On Reagan on HBO

Ronald Reagan is getting the HBO treatment for his 100th birthday.  Eugene Jarecki‘s new documentary “Reagan” debuts on HBO Monday night (7 Feb 2011).

The Wall Street Journal is hopeful, asking “Can HBO Get ‘Reagan’ Right?”  Fox News suggests that many of us will be surprised to learn more about the man behind the myth:

“On all sides of the political spectrum, Americans are greatly misled on who exactly Ronald Reagan was. He is one of the most used and abused figures in American history because many people find it politically convenient to wrap whatever their own privately held agenda is in his wonderful glow and his great personality,” Jarecki said. “We are led to believe that Reagan stood for many things that, in many cases, are not the case at all. The real surprise in the film is just that the real Reagan so defies the stereotypes that are cast around him today.”

Jarecki screened the film at Sundance and got a glowing review from a National Public Radio affiliate:

Vermont documentary filmmaker Eugene Jarecki’s new film, “Reagan,”played Sundance and will premiere February 7th on HBO.  Jarecki skillfully separates Reagan the myth from the actual man. He charts the former actor’s small town beginnings as the son of an alcoholic father who was driven to make his mark – first in Hollywood and then as a rising political star.  The film shows Reagan as a sportscaster and pitchman for General Electric, where his visits to GE workers across the country provided a political platform – but ultimately got him fired.

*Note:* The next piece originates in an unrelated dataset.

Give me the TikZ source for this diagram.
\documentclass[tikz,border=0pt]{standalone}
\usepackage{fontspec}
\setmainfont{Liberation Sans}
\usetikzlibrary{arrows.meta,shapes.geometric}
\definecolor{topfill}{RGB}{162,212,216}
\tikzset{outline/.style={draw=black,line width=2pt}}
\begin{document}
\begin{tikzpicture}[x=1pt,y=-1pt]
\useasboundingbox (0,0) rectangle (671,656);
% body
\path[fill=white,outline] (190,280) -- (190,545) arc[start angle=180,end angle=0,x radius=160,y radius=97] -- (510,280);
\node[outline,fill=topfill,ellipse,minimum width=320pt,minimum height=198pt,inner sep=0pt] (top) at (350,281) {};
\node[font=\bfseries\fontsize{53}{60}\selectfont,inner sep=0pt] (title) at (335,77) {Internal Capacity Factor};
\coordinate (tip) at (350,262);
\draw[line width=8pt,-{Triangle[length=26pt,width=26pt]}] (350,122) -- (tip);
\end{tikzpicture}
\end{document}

Scenes of Reagan as California governor, chiding peace demonstrators, reminded me how he skillfully blended his charismatic optimism with righteous anger, like when he later seized the microphone during a New Hampshire primary debate and ordered Mikhail Gorbachev to “tear down this wall” dividing Germany.  The film also recalls how Reagan gave amnesty to 3 million illegal immigrants, presided over a peaceful end to the Cold War, and energized a nation that became dispirited under Jimmy Carter.

I won’t see it myself, I’m too cheap to do HBO.  I had Showtime as a free trial when we switched to cable triple-pack (television/phone/broadband) last year, but I didn’t have time to watch it much.  So if you see the show let me know what you think.